▶ **Task directions**: Transcribe everything in the data word for word. Pictures are left out.
===== Supplied data =====
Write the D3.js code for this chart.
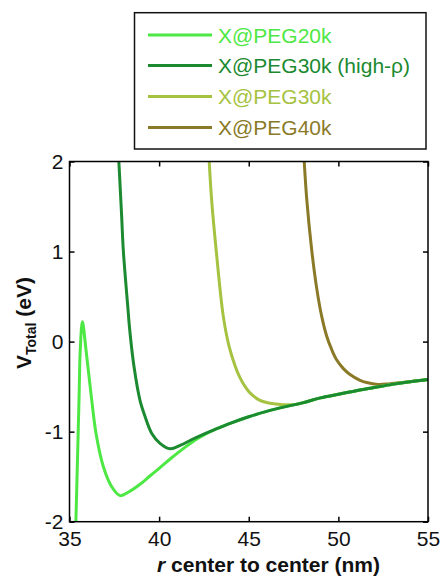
<!DOCTYPE html>
<html>
<head>
<meta charset="utf-8">
<script src="https://cdn.jsdelivr.net/npm/d3@7"></script>
<style>
  html, body { margin: 0; padding: 0; background: #fff; }
  svg { display: block; font-family: "Liberation Sans", Arial, sans-serif; }
</style>
</head>
<body>
<svg id="chart" width="441" height="577"></svg>
<script>
// ---- data ----
const seriesNames = ["X@PEG20k", "X@PEG30k (high-\u03C1)", "X@PEG30k", "X@PEG40k"];
const seriesColors = ["#4de843", "#1b8a30", "#a5c240", "#8a7a28"];

// shared long-range tail where the curves coincide
const tailR = [43.0, 44.0, 45.0, 46.0, 47.0, 48.0, 49.0, 50.0, 51.0, 52.0, 53.0, 54.0, 55.0];
const tailV = [-0.985, -0.905, -0.835, -0.775, -0.725, -0.68, -0.625, -0.585, -0.545, -0.51, -0.475, -0.445, -0.42];

const r20k = [35.35, 35.53, 35.60, 35.72, 35.92, 36.24, 36.48, 36.89, 37.35, 37.82, 38.3, 38.9, 39.5, 40.05, 40.7, 41.4, 42.2];
const v20k = [-2.05, -0.65, -0.09, 0.22, -0.09, -0.65, -1.02, -1.39, -1.61, -1.71, -1.67, -1.59, -1.49, -1.40, -1.29, -1.18, -1.07];

const rHigh = [37.74, 37.91, 38.0, 38.25, 38.38, 38.6, 38.93, 39.21, 39.59, 40.05, 40.61, 41.2, 41.8, 42.4];
const vHigh = [2.05, 1.39, 1.02, 0.39, 0.09, -0.28, -0.65, -0.83, -1.02, -1.13, -1.19, -1.15, -1.09, -1.035];

const r30k = [42.78, 42.93, 43.18, 43.58, 43.9, 44.24, 44.51, 44.8, 45.07, 45.6, 46.19, 46.9, 47.6];
const v30k = [2.05, 1.57, 1.02, 0.28, -0.05, -0.27, -0.40, -0.50, -0.57, -0.65, -0.685, -0.70, -0.697];

const r40k = [48.08, 48.24, 48.51, 48.8, 49.07, 49.35, 49.63, 49.91, 50.28, 50.65, 51.21, 51.58, 52.2, 52.8];
const v40k = [2.05, 1.57, 1.02, 0.58, 0.28, 0.06, -0.09, -0.205, -0.30, -0.365, -0.43, -0.455, -0.475, -0.47];

const xTicks = [35, 40, 45, 50, 55];
const yTicks = [-2, -1, 0, 1, 2];

// ---- layout ----
const svg = d3.select("#chart");
const L = 69.5, R = 428, T = 161.5, B = 521.7;
const x = d3.scaleLinear().domain([35, 55]).range([L, R]);
const y = d3.scaleLinear().domain([-2, 2]).range([B, T]);
const fontSize = 21;
const fmt = d => String(d);

svg.append("defs").append("clipPath").attr("id", "plotclip")
  .append("rect").attr("x", L).attr("y", T).attr("width", R - L).attr("height", B - T);

function withTail(rs, vs) {
  const last = rs[rs.length - 1];
  const pts = rs.map((r, i) => [r, vs[i]]);
  tailR.forEach((r, i) => { if (r > last + 0.3) pts.push([r, tailV[i]]); });
  return pts;
}

// curves (drawn so later ones sit on top)
const series = [
  { pts: withTail(r40k, v40k), c: seriesColors[3] },
  { pts: withTail(r30k, v30k), c: seriesColors[2] },
  { pts: withTail(r20k, v20k), c: seriesColors[0] },
  { pts: withTail(rHigh, vHigh), c: seriesColors[1] }
];
const line = d3.line().x(d => x(d[0])).y(d => y(d[1])).curve(d3.curveCatmullRom.alpha(0.5));
const g = svg.append("g").attr("clip-path", "url(#plotclip)");
series.forEach(s => {
  g.append("path")
    .attr("d", line(s.pts))
    .attr("fill", "none").attr("stroke", s.c).attr("stroke-width", 3)
    .attr("stroke-linejoin", "round").attr("stroke-linecap", "round");
});

// axes
function styleAxis(sel, showText) {
  sel.select(".domain").remove();
  sel.selectAll(".tick line").attr("stroke", "#000").attr("stroke-width", 1.5);
  sel.selectAll(".tick text").attr("fill", "#111").style("font-size", fontSize + "px")
    .style("font-family", '"Liberation Sans", Arial, sans-serif');
  if (!showText) sel.selectAll(".tick text").remove();
}
svg.append("g").attr("transform", `translate(0,${B})`)
  .call(d3.axisBottom(x).tickValues(xTicks).tickSizeInner(-5).tickSizeOuter(0).tickPadding(9).tickFormat(fmt))
  .call(s => styleAxis(s, true));
svg.append("g").attr("transform", `translate(0,${T})`)
  .call(d3.axisTop(x).tickValues(xTicks).tickSizeInner(-5).tickSizeOuter(0))
  .call(s => styleAxis(s, false));
svg.append("g").attr("transform", `translate(${L},0)`)
  .call(d3.axisLeft(y).tickValues(yTicks).tickSizeInner(-5).tickSizeOuter(0).tickPadding(6).tickFormat(fmt))
  .call(s => styleAxis(s, true));
svg.append("g").attr("transform", `translate(${R},0)`)
  .call(d3.axisRight(y).tickValues(yTicks).tickSizeInner(-5).tickSizeOuter(0))
  .call(s => styleAxis(s, false));

// frame
svg.append("rect").attr("x", L).attr("y", T).attr("width", R - L).attr("height", B - T)
  .attr("fill", "none").attr("stroke", "#000").attr("stroke-width", 1.5);

// x title
const xt = svg.append("text").attr("x", 157).attr("y", 572)
  .style("font-size", "21px").style("font-weight", "bold").attr("fill", "#111");
xt.append("tspan").style("font-style", "italic").text("r");
xt.append("tspan").text(" center to center (nm)");

// y title
const yt = svg.append("text").attr("transform", "translate(31,323) rotate(-90)")
  .attr("text-anchor", "middle").style("font-size", "21px").style("font-weight", "bold").attr("fill", "#111");
yt.append("tspan").text("V");
yt.append("tspan").attr("dy", 5).style("font-size", "14px").text("Total");
yt.append("tspan").attr("dy", -5).text(" (eV)");

// legend
const leg = svg.append("g");
leg.append("rect").attr("x", 134.5).attr("y", 12.7).attr("width", 291.5).attr("height", 136.3)
  .attr("fill", "#fff").attr("stroke", "#111").attr("stroke-width", 1.5);
const rowY = [35, 65.5, 96.5, 127.5];
seriesNames.forEach((name, i) => {
  leg.append("line").attr("x1", 148).attr("x2", 212).attr("y1", rowY[i]).attr("y2", rowY[i])
    .attr("stroke", seriesColors[i]).attr("stroke-width", 3);
  leg.append("text").attr("x", 218).attr("y", rowY[i]).attr("dy", "0.36em")
    .style("font-size", "21px").attr("fill", seriesColors[i]).text(name);
});
</script>
</body>
</html>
=====
▶ **Result for this exercise**:
Write the D3.js code for this chart.
<!DOCTYPE html>
<html>
<head>
<meta charset="utf-8">
<script src="https://cdn.jsdelivr.net/npm/d3@7"></script>
<style>
  html, body { margin: 0; padding: 0; background: #fff; }
  svg { display: block; font-family: "Liberation Sans", Arial, sans-serif; }
</style>
</head>
<body>
<svg id="chart" width="441" height="577"></svg>
<script>
// ---- data ----
const seriesNames = ["X@PEG20k", "X@PEG30k (high-\u03C1)", "X@PEG30k", "X@PEG40k"];
const seriesColors = ["#4de843", "#1b8a30", "#a5c240", "#8a7a28"];

// shared long-range tail where the curves coincide
const tailR = [43.0, 44.0, 45.0, 46.0, 47.0, 48.0, 49.0, 50.0, 51.0, 52.0, 53.0, 54.0, 55.0];
const tailV = [-0.985, -0.905, -0.835, -0.775, -0.725, -0.68, -0.625, -0.585, -0.545, -0.51, -0.475, -0.445, -0.42];

const r20k = [35.35, 35.53, 35.60, 35.72, 35.92, 36.24, 36.48, 36.89, 37.35, 37.82, 38.3, 38.9, 39.5, 40.05, 40.7, 41.4, 42.2];
const v20k = [-2.05, -0.65, -0.09, 0.22, -0.09, -0.65, -1.02, -1.39, -1.61, -1.71, -1.67, -1.59, -1.49, -1.40, -1.29, -1.18, -1.07];

const rHigh = [37.74, 37.91, 38.0, 38.25, 38.38, 38.6, 38.93, 39.21, 39.59, 40.05, 40.61, 41.2, 41.8, 42.4];
const vHigh = [2.05, 1.39, 1.02, 0.39, 0.09, -0.28, -0.65, -0.83, -1.02, -1.13, -1.19, -1.15, -1.09, -1.035];

const r30k = [42.78, 42.93, 43.18, 43.58, 43.9, 44.24, 44.51, 44.8, 45.07, 45.6, 46.19, 46.9, 47.6];
const v30k = [2.05, 1.57, 1.02, 0.28, -0.05, -0.27, -0.40, -0.50, -0.57, -0.65, -0.685, -0.70, -0.697];

const r40k = [48.08, 48.24, 48.51, 48.8, 49.07, 49.35, 49.63, 49.91, 50.28, 50.65, 51.21, 51.58, 52.2, 52.8];
const v40k = [2.05, 1.57, 1.02, 0.58, 0.28, 0.06, -0.09, -0.205, -0.30, -0.365, -0.43, -0.455, -0.475, -0.47];

const xTicks = [35, 40, 45, 50, 55];
const yTicks = [-2, -1, 0, 1, 2];

// ---- layout ----
const svg = d3.select("#chart");
const L = 69.5, R = 428, T = 161.5, B = 521.7;
const x = d3.scaleLinear().domain([35, 55]).range([L, R]);
const y = d3.scaleLinear().domain([-2, 2]).range([B, T]);
const fontSize = 21;
const fmt = d => String(d);

svg.append("defs").append("clipPath").attr("id", "plotclip")
  .append("rect").attr("x", L).attr("y", T).attr("width", R - L).attr("height", B - T);

function withTail(rs, vs) {
  const last = rs[rs.length - 1];
  const pts = rs.map((r, i) => [r, vs[i]]);
  tailR.forEach((r, i) => { if (r > last + 0.3) pts.push([r, tailV[i]]); });
  return pts;
}

// curves (drawn so later ones sit on top)
const series = [
  { pts: withTail(r40k, v40k), c: seriesColors[3] },
  { pts: withTail(r30k, v30k), c: seriesColors[2] },
  { pts: withTail(r20k, v20k), c: seriesColors[0] },
  { pts: withTail(rHigh, vHigh), c: seriesColors[1] }
];
const line = d3.line().x(d => x(d[0])).y(d => y(d[1])).curve(d3.curveCatmullRom.alpha(0.5));
const g = svg.append("g").attr("clip-path", "url(#plotclip)");
series.forEach(s => {
  g.append("path")
    .attr("d", line(s.pts))
    .attr("fill", "none").attr("stroke", s.c).attr("stroke-width", 3)
    .attr("stroke-linejoin", "round").attr("stroke-linecap", "round");
});

// axes
function styleAxis(sel, showText) {
  sel.select(".domain").remove();
  sel.selectAll(".tick line").attr("stroke", "#000").attr("stroke-width", 1.5);
  sel.selectAll(".tick text").attr("fill", "#111").style("font-size", fontSize + "px")
    .style("font-family", '"Liberation Sans", Arial, sans-serif');
  if (!showText) sel.selectAll(".tick text").remove();
}
svg.append("g").attr("transform", `translate(0,${B})`)
  .call(d3.axisBottom(x).tickValues(xTicks).tickSizeInner(-5).tickSizeOuter(0).tickPadding(9).tickFormat(fmt))
  .call(s => styleAxis(s, true));
svg.append("g").attr("transform", `translate(0,${T})`)
  .call(d3.axisTop(x).tickValues(xTicks).tickSizeInner(-5).tickSizeOuter(0))
  .call(s => styleAxis(s, false));
svg.append("g").attr("transform", `translate(${L},0)`)
  .call(d3.axisLeft(y).tickValues(yTicks).tickSizeInner(-5).tickSizeOuter(0).tickPadding(6).tickFormat(fmt))
  .call(s => styleAxis(s, true));
svg.append("g").attr("transform", `translate(${R},0)`)
  .call(d3.axisRight(y).tickValues(yTicks).tickSizeInner(-5).tickSizeOuter(0))
  .call(s => styleAxis(s, false));

// frame
svg.append("rect").attr("x", L).attr("y", T).attr("width", R - L).attr("height", B - T)
  .attr("fill", "none").attr("stroke", "#000").attr("stroke-width", 1.5);

// x title
const xt = svg.append("text").attr("x", 157).attr("y", 572)
  .style("font-size", "21px").style("font-weight", "bold").attr("fill", "#111");
xt.append("tspan").style("font-style", "italic").text("r");
xt.append("tspan").text(" center to center (nm)");

// y title
const yt = svg.append("text").attr("transform", "translate(31,323) rotate(-90)")
  .attr("text-anchor", "middle").style("font-size", "21px").style("font-weight", "bold").attr("fill", "#111");
yt.append("tspan").text("V");
yt.append("tspan").attr("dy", 5).style("font-size", "14px").text("Total");
yt.append("tspan").attr("dy", -5).text(" (eV)");

// legend
const leg = svg.append("g");
leg.append("rect").attr("x", 134.5).attr("y", 12.7).attr("width", 291.5).attr("height", 136.3)
  .attr("fill", "#fff").attr("stroke", "#111").attr("stroke-width", 1.5);
const rowY = [35, 65.5, 96.5, 127.5];
seriesNames.forEach((name, i) => {
  leg.append("line").attr("x1", 148).attr("x2", 212).attr("y1", rowY[i]).attr("y2", rowY[i])
    .attr("stroke", seriesColors[i]).attr("stroke-width", 3);
  leg.append("text").attr("x", 218).attr("y", rowY[i]).attr("dy", "0.36em")
    .style("font-size", "21px").attr("fill", seriesColors[i]).text(name);
});
</script>
</body>
</html>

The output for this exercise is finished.